E se somos bons leitores julgamos, assim, não apenas os clássicos e as obras-primas dos mortos, mas prestamos aos escritores vivos o cumprimento de compará-los como devem ser comparados: com o padrão dos grandes livros do passado. Assim, pois, quando os moralistas nos perguntam o que ganhamos quando nossos olhos percorrem essa pilha de páginas impressas, podemos responder que estamos fazendo nossa parte como leitores no processo de colocar obras-primas no mundo. Estamos fazendo nossa parte na tarefa criativa – estamos estimulando, encorajando, rejeitando, mostrando nossa aprovação ou desaprovação; e estamos, assim, testando e incentivando o escritor. Esta é uma das razões para se ler livros – estamos ajudando a trazer livros bons ao mundo e a tornar os ruins impossíveis.
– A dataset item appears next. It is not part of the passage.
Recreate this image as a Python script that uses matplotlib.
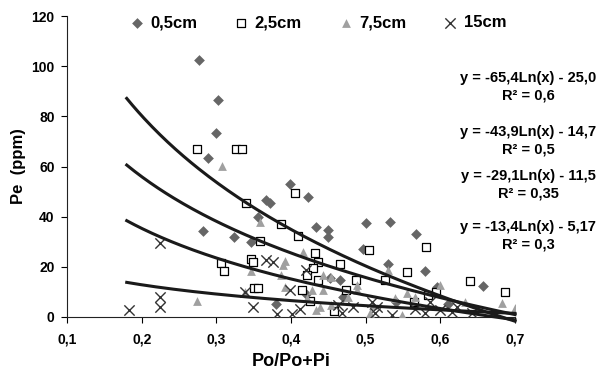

Mas essa não é a real razão. A real razão continua inescrutável – a leitura nos dá prazer. É um prazer complexo e um prazer difícil; varia de época para época e de livro para livro. Mas ele é suficiente. Na verdade, o prazer é tão grande que não se pode ter dúvidas de que sem ele o mundo seria um lugar muito diferente e muito inferior ao que é. Ler mudou, muda e continuará mudando o mundo. Quando o dia do juízo final chegar e todos os segredos forem revelados, não devemos ficar surpresos ao saber que a razão pela qual evoluímos do macaco ao homem, e deixamos nossas cavernas e depusemos nossos arcos e flechas e sentamos ao redor do fogo e conversamos e demos aos pobres e ajudamos os doentes, a razão pela qual construímos, partindo da aridez do deserto e dos emaranhados da floresta, abrigos e sociedades, é simplesmente esta: nós desenvolvemos a paixão da leitura.